In the Matter of Cooper Realty Company, Appellant, v Division of Housing and Community Renewal, Respondent.
    [659 NYS2d 1009]
   In a proceeding pursuant to CPLR article 78 to review a determination of the Deputy Commissioner of the New York State Division of Housing and Community Renewal, dated May 30, 1995, confirming a determination of the District Rent Administrator, dated October 5, 1993, which found that the tenant was not timely served with copies of rent registrations, imposed a rent freeze, and awarded treble damages for a willful overcharge of rent, the petitioner appeals from a judgment of the Supreme Court, Queens County (Lisa, J.), dated June 4, 1996, which denied the petition and dismissed the proceeding.

Ordered that the judgment is modified, on the law, by deleting the provision thereof which denied that branch of the petition which challenged the award of treble damages and substituting therefor a provision granting that branch of the petition and vacating that award; as so modified, the judgment is affirmed, without costs or disbursements.
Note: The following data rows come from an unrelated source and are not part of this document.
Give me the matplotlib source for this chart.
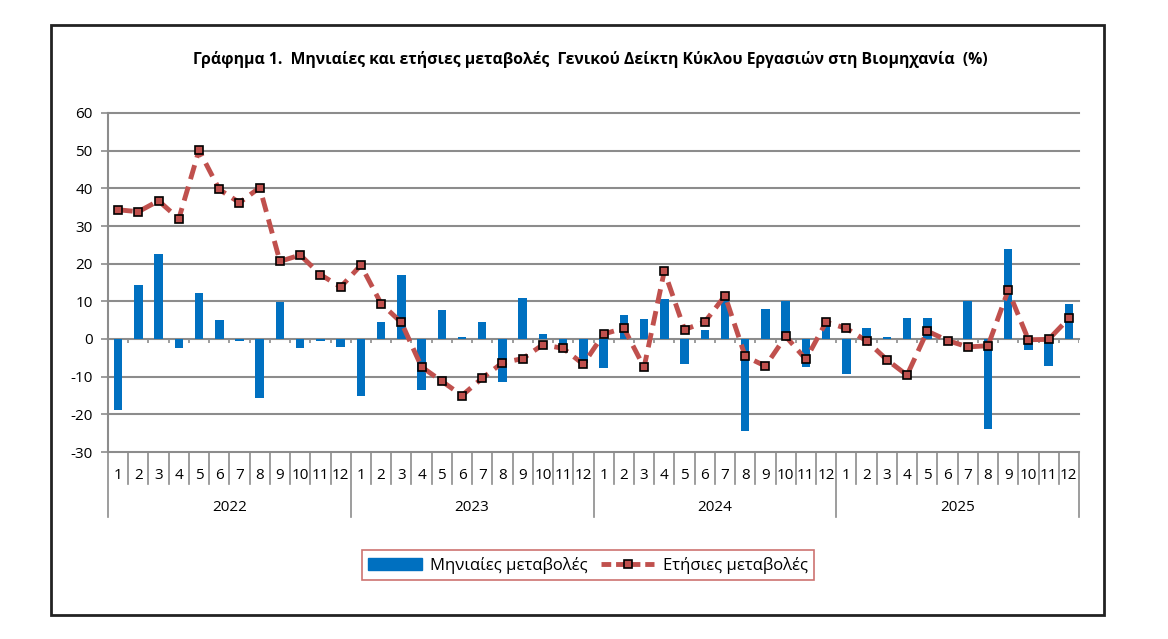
import numpy as np
from matplotlib import pyplot as plt
from matplotlib.patches import Rectangle
from matplotlib.lines import Line2D
from matplotlib.transforms import blended_transform_factory

years = ['2022', '2023', '2024', '2025']
months = [str(m) for m in range(1, 13)]

# monthly change (%)
monthly = [-18.9, 14.3, 22.6, -2.3, 12.2, 5.1, -0.5, -15.6, 9.8, -2.3, -0.5, -2.0,
           -15.2, 4.6, 17.1, -13.6, 7.6, 0.5, 4.6, -11.5, 10.9, 1.3, -2.4, -6.3,
           -7.8, 6.3, 5.2, 10.5, -6.6, 2.5, 10.5, -24.5, 8.0, 10.1, -7.4, 4.3,
           -9.4, 2.9, 0.4, 5.5, 5.5, -0.3, 10.0, -24.0, 23.8, -2.8, -7.3, 9.2]
# annual change (%)
annual = [34.3, 33.8, 36.7, 31.9, 50.1, 39.7, 36.2, 40.2, 20.6, 22.3, 17.1, 13.8,
          19.6, 9.4, 4.4, -7.4, -11.2, -15.0, -10.4, -6.3, -5.2, -1.5, -2.5, -6.7,
          1.3, 2.9, -7.5, 18.0, 2.5, 4.5, 11.5, -4.6, -7.2, 0.7, -5.4, 4.5,
          2.8, -0.5, -5.5, -9.6, 2.1, -0.4, -2.1, -1.8, 12.9, -0.2, -0.1, 5.5]

plt.rcParams['font.family'] = ['Open Sans', 'DejaVu Sans']
plt.rcParams['axes.unicode_minus'] = False
W, H = 1168, 639
fig = plt.figure(figsize=(W/100, H/100), dpi=100)
fig.patches.append(Rectangle((51/W, 1-615/H), (1104-51)/W, (615-25)/H, transform=fig.transFigure,
                             fill=False, ec='#222222', lw=2))

ax = fig.add_axes([108/W, 1-452/H, (1079-108)/W, (452-113)/H])
x = np.arange(len(monthly))
gridc = '#8c8c8c'

for v in range(-30, 61, 10):
    ax.axhline(v, color=gridc, lw=1.5, zorder=0, clip_on=False)

ax.bar(x, monthly, width=0.42, color='#0070C0', zorder=2, label='Μηνιαίες μεταβολές')
ax.plot(x, annual, color='#C0504D', lw=3.5, ls=(0, (3, 1.6)), marker='s', ms=5.5,
        mfc='#C0504D', mec='black', mew=1.2, zorder=3, label='Ετήσιες μεταβολές')

# small ticks on the zero line
ax.vlines(np.arange(-0.5, 48, 1), -1.1, 0, color=gridc, lw=1.2, zorder=1)

ax.set_xlim(-0.5, 47.5)
ax.set_ylim(-30, 60)
ax.set_yticks(range(-30, 61, 10))
ax.tick_params(axis='y', length=5, width=1.2, color=gridc, labelsize=11, pad=6)
ax.set_xticks([])
for s in ['top', 'right', 'bottom']:
    ax.spines[s].set_visible(False)
ax.spines['left'].set_color(gridc)
ax.spines['left'].set_linewidth(1.5)

# two level category axis
tr = blended_transform_factory(ax.transData, ax.transAxes)
for b in np.arange(-0.5, 48, 1):
    low = -0.192 if (b + 0.5) % 12 == 0 else -0.094
    ax.plot([b, b], [0, low], transform=tr, color=gridc, lw=1.2, clip_on=False)
for i in range(48):
    ax.text(i, -0.068, months[i % 12], transform=tr, ha='center', va='center', fontsize=11)
for j, yr in enumerate(years):
    ax.text(j*12 + 5.5, -0.165, yr, transform=tr, ha='center', va='center', fontsize=11)

fig.text(590/W, 1-60/H, 'Γράφημα 1.  Μηνιαίες και ετήσιες μεταβολές  Γενικού Δείκτη Κύκλου Εργασιών στη Βιομηχανία  (%)',
         ha='center', va='center', fontsize=11.3, fontweight='bold')

handles = [Rectangle((0, 0), 1, 1, color='#0070C0'),
           Line2D([], [], color='#C0504D', lw=3.5, ls=(0, (2, 1)), marker='s', ms=5.5,
                  mfc='#C0504D', mec='black', mew=1.2)]
leg = fig.legend(handles, ['Μηνιαίες μεταβολές', 'Ετήσιες μεταβολές'], loc='center',
                 bbox_to_anchor=(588/W, 1-565/H), ncol=2, fontsize=12, fancybox=False,
                 handlelength=3.2, columnspacing=0.8, handletextpad=0.5, borderpad=0.4)
leg.get_frame().set_edgecolor('#C0504D')
leg.get_frame().set_linewidth(1.2)

plt.savefig('out.png', dpi=100)
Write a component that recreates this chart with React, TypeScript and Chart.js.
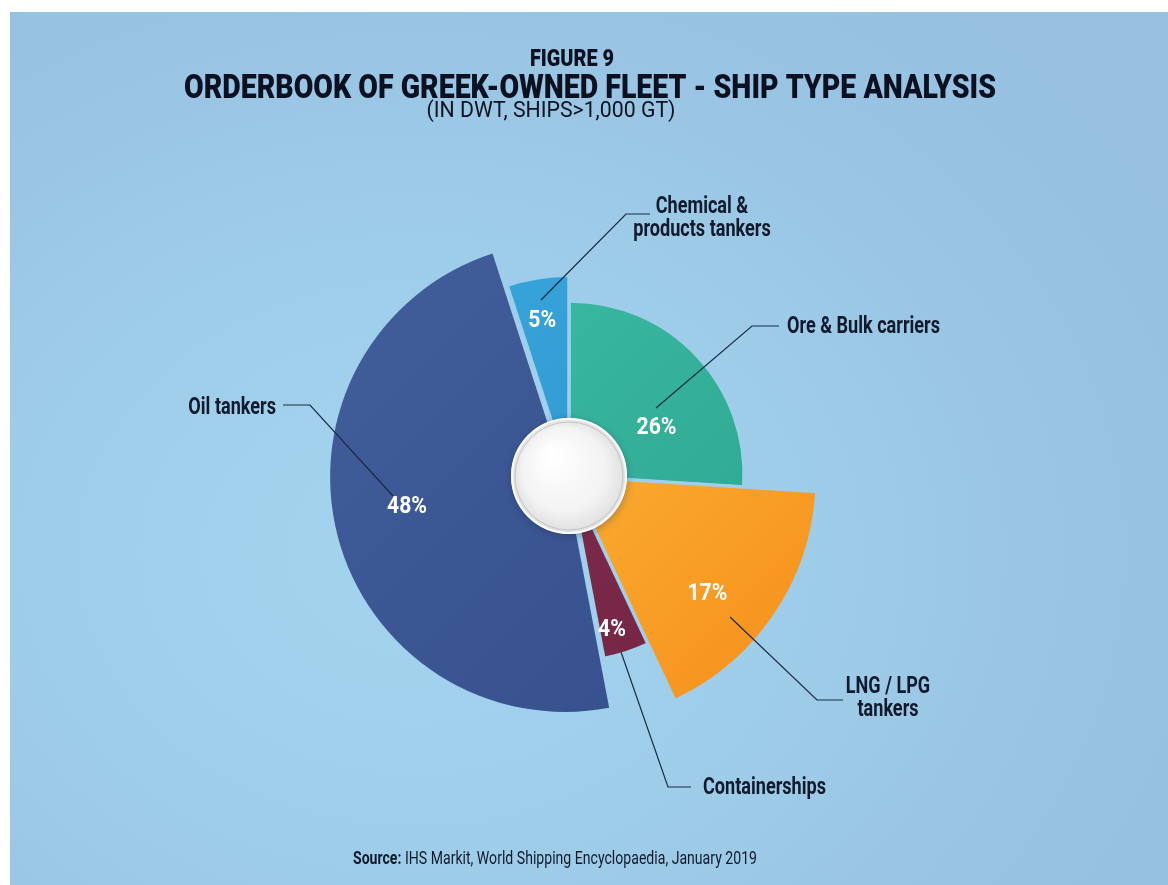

An administrative determination will not be set aside unless it is arbitrary and capricious and without a rational basis in the record (see, Matter of Sterling Ridge Realty Co. v New York State Div. of Hous. & Community Renewal, 185 AD2d 354; Matter of Seales v Mirabel, 152 AD2d 672). In this case, there is a rational basis in the record for the determination of the New York State Division of Housing and Community Renewal (hereinafter the DHCR) that the petitioner did not mail copies of initial or annual rent registrations to its tenant. DHCR’s imposition of a rent freeze based upon that determination was not arbitrary and capricious or contrary to law (see, Rent Stabilization Code [9 NYCRR] § 2528.4]).

We conclude, however, that in this case the petitioner showed, by a preponderance of the evidence, that any rent overcharge was not willful, and therefore treble damages should not have been awarded (see, 9 NYCRR 2526.1).

The petitioner’s remaining contentions are either unpreserved for appellate review or without merit. Miller, J. P., Sullivan, Joy and Altman, JJ., concur.